La pénurie de sang est l’affaire de tous ! r>Pour sensibiliser les citoyens à l’importance du don de sang, les Centres de transfusion sanguine organisent depuis des années plusieurs actions, notamment des campagnes de collecte de sang. Ces efforts demeurent néanmoins insuffisants compte de tenue de la gravité du phénomène. «Pour faire face à cette situation, il faut qu’il y ait une communication entre les Centres de transfusion sanguine et les citoyens. Les centres font des efforts à leur niveau, mais il faut qu’il y ait une volonté gouvernementale dans ce sens et une contribution de la part des médias. C’est l’affaire de tous!» note Dr Amal Darid Ibnelfarouk. Pour elle, la sensibilisation doit aussi concerner les médecins et les cliniciens qui doivent commencer à rationaliser leurs demandes. «Certaines prescriptions sont en inadéquation avec les besoins, ce qui cause un vrai problème. À notre niveau, nous essayons de gérer selon l’urgence de chaque demande. Nous disposons d’ailleurs aujourd’hui d’une équipe de médecins éligibles pour statuer sur le degré de l’urgence de chaque demande», explique-t-elle. Autre problème et non des moindres : l’absence de sécurité transfusionnelle en termes de livraison des poches de sang. À la question «qui vient chercher les poches ?» Dr Amal Darid Ibnelfarouk nous révèle que sur la région de Casablanca-Settat, c’est généralement le patient lui-même ou un membre de sa famille qui effectue cette opération. C’est une autre problématique qui n’est pas du tout facile à gérer. «Depuis 2019, nous avons lancé un marché pour pouvoir assurer la livraison des poches à partir du centre vers les établissements publics. On a essayé d’avoir des livreurs qui assurent cette démarche, mais le problème persiste encore au niveau des établissements privés», regrette Dr Darid. Il faut savoir que les patients ne sont pas généralement sensibilisés et conscients des conditions dans lesquels les poches de sang doivent être transportées. Nombreux sont ceux qui transportent ces poches dans des glacières et les emmènent chez eux, alors qu’ils doivent les livrer immédiatement à la clinique. r>Soulignons, en guise de conclusion, que le don de sang est aujourd’hui l’affaire de tous. Accidentés de la route, hémophiles, leucémiques… les personnes dont la survie dépend de notre générosité sont nombreuses. Mobilisons pour cet acte humain qui ne peut qu’être bénéfique et laissons de côté les idées fausses qui ne font qu’aggraver la situation.
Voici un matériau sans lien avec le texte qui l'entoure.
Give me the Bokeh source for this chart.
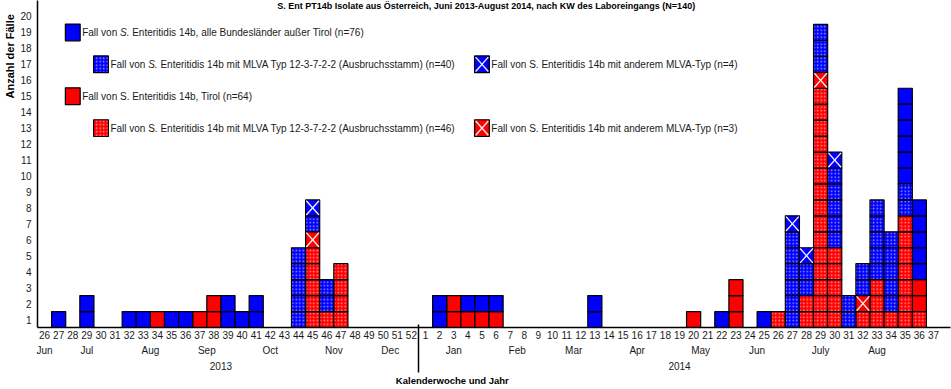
import numpy as np
from bokeh.plotting import figure
from bokeh.models import ColumnDataSource, LinearAxis, FixedTicker, Range1d
from bokeh.core.properties import value
from bokeh.embed import file_html
from bokeh.resources import INLINE

# ---------------- data ----------------
weeks_2013 = list(range(26, 53))   # calendar weeks 26-52 / 2013
weeks_2014 = list(range(1, 38))    # calendar weeks 1-37 / 2014

# cases per week (2013: KW 26..52)
red_dotted_2013  = [0,0,0,0,0,0,0,0,0,0, 0,0,0,0,0,0,0,0,0,5, 1,4,0,0,0,0,0]
red_x_2013       = [0,0,0,0,0,0,0,0,0,0, 0,0,0,0,0,0,0,0,0,1, 0,0,0,0,0,0,0]
red_solid_2013   = [0,0,0,0,0,0,0,0,1,0, 0,1,2,0,0,0,0,0,0,0, 0,0,0,0,0,0,0]
blue_dotted_2013 = [0,0,0,0,0,0,0,0,0,0, 0,0,0,0,0,0,0,0,5,1, 2,0,0,0,0,0,0]
blue_x_2013      = [0,0,0,0,0,0,0,0,0,0, 0,0,0,0,0,0,0,0,0,1, 0,0,0,0,0,0,0]
blue_solid_2013  = [0,1,0,2,0,0,1,1,0,1, 1,0,0,2,1,2,0,0,0,0, 0,0,0,0,0,0,0]

# cases per week (2014: KW 1..37)
red_dotted_2014  = [0,0,0,0,0,0,0,0,0,0, 0,0,0,0,0,0,0,0,0,0, 0,0,0,0,0,1,0,2,15,5, 0,1,3,1,7,1,0]
red_x_2014       = [0,0,0,0,0,0,0,0,0,0, 0,0,0,0,0,0,0,0,0,0, 0,0,0,0,0,0,0,0,1,0, 0,1,0,0,0,0,0]
red_solid_2014   = [0,0,2,1,1,1,0,0,0,0, 0,0,0,0,0,0,0,0,0,1, 0,0,3,0,0,0,0,0,0,0, 0,0,0,0,0,2,0]
blue_dotted_2014 = [0,0,0,0,0,0,0,0,0,0, 0,0,0,0,0,0,0,0,0,0, 0,0,0,0,0,0,6,2,3,5, 2,2,5,5,2,0,0]
blue_x_2014      = [0,0,0,0,0,0,0,0,0,0, 0,0,0,0,0,0,0,0,0,0, 0,0,0,0,0,0,1,1,0,1, 0,0,0,0,0,0,0]
blue_solid_2014  = [0,2,0,1,1,1,0,0,0,0, 0,0,2,0,0,0,0,0,0,0, 0,1,0,0,1,0,0,0,0,0, 0,0,0,0,6,5,0]

title_text = ("S. Ent PT14b Isolate aus Österreich, Juni 2013-August 2014, "
              "nach KW des Laboreingangs (N=140)")
y_title = "Anzahl der Fälle"
x_title = "Kalenderwoche und Jahr"
month_names_2013 = ["Jun", "Jul", "Aug", "Sep", "Oct", "Nov", "Dec"]
month_weeks_2013 = [26, 29, 33.5, 37.5, 42, 46.5, 50.5]
month_names_2014 = ["Jan", "Feb", "Mar", "Apr", "May", "Jun", "July", "Aug"]
month_weeks_2014 = [3, 7.5, 11.5, 16, 20.5, 24.5, 29, 33]
year_names = ["2013", "2014"]
year_weeks = [38.5, 19]
y_tick_labels = [str(k) for k in range(1, 21)]

legend_1 = ["Fall von ", "S.", "Enteritidis 14b, alle Bundesländer außer Tirol (n=76)"]
legend_2 = ["Fall von ", "S.", "Enteritidis 14b mit MLVA Typ 12-3-7-2-2 (Ausbruchsstamm) (n=40)"]
legend_3 = "Fall von S. Enteritidis 14b mit anderem MLVA-Typ (n=4)"
legend_4 = "Fall von S. Enteritidis 14b, Tirol  (n=64)"
legend_5 = "Fall von S. Enteritidis 14b mit MLVA Typ 12-3-7-2-2 (Ausbruchsstamm) (n=46)"
legend_6 = "Fall von S. Enteritidis 14b mit anderem MLVA-Typ (n=3)"

# ---------------- helpers ----------------
n13 = len(weeks_2013)


def pos(year, week):
    return week - weeks_2013[0] if year == 2013 else n13 + week - weeks_2014[0]


week_labels = [str(w) for w in weeks_2013 + weeks_2014]
N = len(week_labels)

BLUE = "#0000FF"
RED = "#FF0000"
FONT = "Liberation Sans"
TXT = "#1a1a1a"

# stacking order bottom -> top
series = [
    (red_dotted_2013 + red_dotted_2014, RED, "dot"),
    (red_x_2013 + red_x_2014, RED, "x"),
    (red_solid_2013 + red_solid_2014, RED, "solid"),
    (blue_dotted_2013 + blue_dotted_2014, BLUE, "dot"),
    (blue_x_2013 + blue_x_2014, BLUE, "x"),
    (blue_solid_2013 + blue_solid_2014, BLUE, "solid"),
]

cells = {"solid": dict(x=[], y=[], c=[]), "dot": dict(x=[], y=[], c=[]), "x": dict(x=[], y=[], c=[])}
base = np.zeros(N)
for counts, col, kind in series:
    for i, cnt in enumerate(counts):
        for k in range(cnt):
            cells[kind]["x"].append(i)
            cells[kind]["y"].append(base[i] + k + 0.5)
            cells[kind]["c"].append(col)
    base += np.array(counts)

# ---------------- figure ----------------
W, H = 951, 389
BL, BR, BB = 37, 1, 62
CELL_X = 14.11
CELL_Y = 15.95
frame_w = W - BL - BR
frame_h = H - BB
p = figure(width=W, height=H, output_backend="svg", toolbar_location=None,
           x_range=Range1d(-0.5, -0.5 + frame_w / CELL_X),
           y_range=Range1d(0, frame_h / CELL_Y),
           min_border_left=BL, min_border_right=BR, min_border_top=0, min_border_bottom=BB)
p.outline_line_color = None
p.xgrid.visible = False
p.ygrid.visible = False
p.background_fill_color = "white"
p.border_fill_color = "white"

dot_style = dict(hatch_pattern="dot", hatch_color="white", hatch_scale=3.5,
                 hatch_weight=0.5, hatch_alpha=0.6)
common = dict(width=1, height=1, line_color="black", line_width=1.2)
p.rect(x="x", y="y", fill_color="c", source=ColumnDataSource(cells["solid"]), **common)
p.rect(x="x", y="y", fill_color="c", source=ColumnDataSource(cells["dot"]), **dot_style, **common)
p.rect(x="x", y="y", fill_color="c", source=ColumnDataSource(cells["x"]), **common)
xs = np.array(cells["x"]["x"], dtype=float)
ys = np.array(cells["x"]["y"], dtype=float)
d = 0.45
p.segment(x0=np.concatenate([xs - d, xs - d]), y0=np.concatenate([ys - d, ys + d]),
          x1=np.concatenate([xs + d, xs + d]), y1=np.concatenate([ys + d, ys - d]),
          line_color="#f4f4f4", line_width=1.3)

# ---------------- legend (drawn on the cell grid) ----------------
leg_cells = [  # (x, y, colour, kind)
    (2, 18.5, BLUE, "solid"), (4, 16.5, BLUE, "dot"), (31, 16.5, BLUE, "x"),
    (2, 14.5, RED, "solid"), (4, 12.5, RED, "dot"), (31, 12.5, RED, "x"),
]
for lx, ly, col, kind in leg_cells:
    kw = dict(x=[lx], y=[ly], width=1.05, height=1.05, fill_color=col,
              line_color="black", line_width=1.2)
    if kind == "dot":
        kw.update(dot_style)
    p.rect(**kw)
    if kind == "x":
        p.segment(x0=[lx - d, lx - d], y0=[ly - d, ly + d], x1=[lx + d, lx + d], y1=[ly + d, ly - d],
                  line_color="#f4f4f4", line_width=1.3)

FS = 10
txt = dict(text_font=value(FONT), text_font_size=f"{FS}px", text_color=TXT,
           text_baseline="middle", text_align="left")
w_fallvon = 3.779 * FS
w_s = (0.667 + 0.278 + 0.278) * FS
for (lx, ly), parts in [((2.525, 18.5), legend_1), ((4.525, 16.5), legend_2)]:
    p.text(x=[lx], y=[ly], text=[parts[0]], x_offset=2, **txt)
    p.text(x=[lx], y=[ly], text=[parts[1]], x_offset=2 + w_fallvon, text_font_style="italic", **txt)
    p.text(x=[lx], y=[ly], text=[parts[2]], x_offset=2 + w_fallvon + w_s, **txt)
for (lx, ly), t in [((31.525, 16.5), legend_3), ((2.525, 14.5), legend_4),
                    ((4.525, 12.5), legend_5), ((31.525, 12.5), legend_6)]:
    p.text(x=[lx], y=[ly], text=[t], x_offset=2, **txt)

# title (top of the frame)
p.text(x=[pos(2014, 5.3)], y=[frame_h / CELL_Y], text=[title_text], text_font=value(FONT),
       text_font_size="9px", text_font_style="bold", text_color="black",
       text_baseline="top", text_align="center")

# ---------------- axes ----------------
def plain(ax, size="10px", bold=False):
    ax.major_tick_line_color = None
    ax.minor_tick_line_color = None
    ax.major_tick_out = 0
    ax.major_tick_in = 0
    ax.minor_tick_out = 0
    ax.minor_tick_in = 0
    ax.major_label_text_font = FONT
    ax.major_label_text_font_size = size
    ax.major_label_text_color = TXT if not bold else "black"
    if bold:
        ax.major_label_text_font_style = "bold"

# y axis (labels centred in the cells)
yax = p.yaxis[0]
yax.ticker = FixedTicker(ticks=[k + 0.5 for k in range(20)], minor_ticks=[])
yax.major_label_overrides = {k + 0.5: lab for k, lab in enumerate(y_tick_labels)}
plain(yax)
yax.major_label_standoff = 6
yax.axis_line_color = "black"
yax.axis_line_width = 1.5

ytit = LinearAxis(ticker=FixedTicker(ticks=[17.0], minor_ticks=[]),
                  major_label_overrides={17.0: y_title})
plain(ytit, "11px", bold=True)
ytit.axis_line_color = None
ytit.major_label_orientation = "vertical"
ytit.major_label_standoff = 1
p.add_layout(ytit, "left")

# x axis: calendar weeks
xax = p.xaxis[0]
xax.ticker = FixedTicker(ticks=list(range(N)), minor_ticks=[])
xax.major_label_overrides = {i: lab for i, lab in enumerate(week_labels)}
plain(xax)
xax.major_label_standoff = 3
xax.axis_line_color = "black"
xax.axis_line_width = 1.5

# months
m_pos = [pos(2013, w) for w in month_weeks_2013] + [pos(2014, w) for w in month_weeks_2014]
m_lab = month_names_2013 + month_names_2014
max_ = LinearAxis(ticker=FixedTicker(ticks=[float(v) for v in m_pos], minor_ticks=[]),
                  major_label_overrides={float(v): l for v, l in zip(m_pos, m_lab)})
plain(max_)
max_.axis_line_color = None
max_.major_label_standoff = 3
p.add_layout(max_, "below")

# years
y_pos = [pos(2013, year_weeks[0]), pos(2014, year_weeks[1])]
yrax = LinearAxis(ticker=FixedTicker(ticks=[float(v) for v in y_pos], minor_ticks=[]),
                  major_label_overrides={float(v): l for v, l in zip(y_pos, year_names)})
plain(yrax)
yrax.axis_line_color = None
yrax.major_label_standoff = 3
p.add_layout(yrax, "below")

# year separator (tick drawn upwards to the week axis)
sep_x = (pos(2013, weeks_2013[-1]) + pos(2014, weeks_2014[0])) / 2
sep = LinearAxis(ticker=FixedTicker(ticks=[float(sep_x)], minor_ticks=[]),
                 major_label_overrides={float(sep_x): ""})
sep.axis_line_color = None
sep.minor_tick_line_color = None
sep.major_tick_out = 0
sep.major_tick_in = 48
sep.major_tick_line_color = "black"
sep.major_tick_line_width = 1.5
sep.major_label_text_font_size = "0px"
sep.major_label_standoff = 0
p.add_layout(sep, "below")

# x title
xt_pos = pos(2014, 2.9)
xtit = LinearAxis(ticker=FixedTicker(ticks=[float(xt_pos)], minor_ticks=[]),
                  major_label_overrides={float(xt_pos): x_title})
plain(xtit, "9.5px", bold=True)
xtit.axis_line_color = None
xtit.major_label_standoff = 2
p.add_layout(xtit, "below")

open("out.html", "w").write(file_html(p, INLINE))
«À ce jour, on ne peut ni fabriquer, ni synthétiser artificiellement le sang. Le don reste le moyen unique pour sauver des vies et pour opérer une transfusion pour le malade avec le sang d’un donneur sain. Contrairement à certaines croyances limitantes, la quantité à prélever est à environ 450 ml, l’équivalent de 7% du volume global du sang humain normal. Le donneur ne risque aucune infection, car le matériel utilisé est stérilisé et est à usage unique. Bien au contraire, le don de sang est bénéfique pour la santé. En effet, cette opération participe à la régénération des cellules sanguines et diminue le risque de contracter des maladies circulatoires cardiaques et la leucémie. Sont éligibles au don de sang les personnes de bonne santé, âgées de 18 à 60 ans et qui pèsent plus de 50 kg. En tant que spécialiste dans le domaine, j’encourage au don de sang, car on souffre d’une vraie pénurie et cela permettra réellement de sauver des vies.»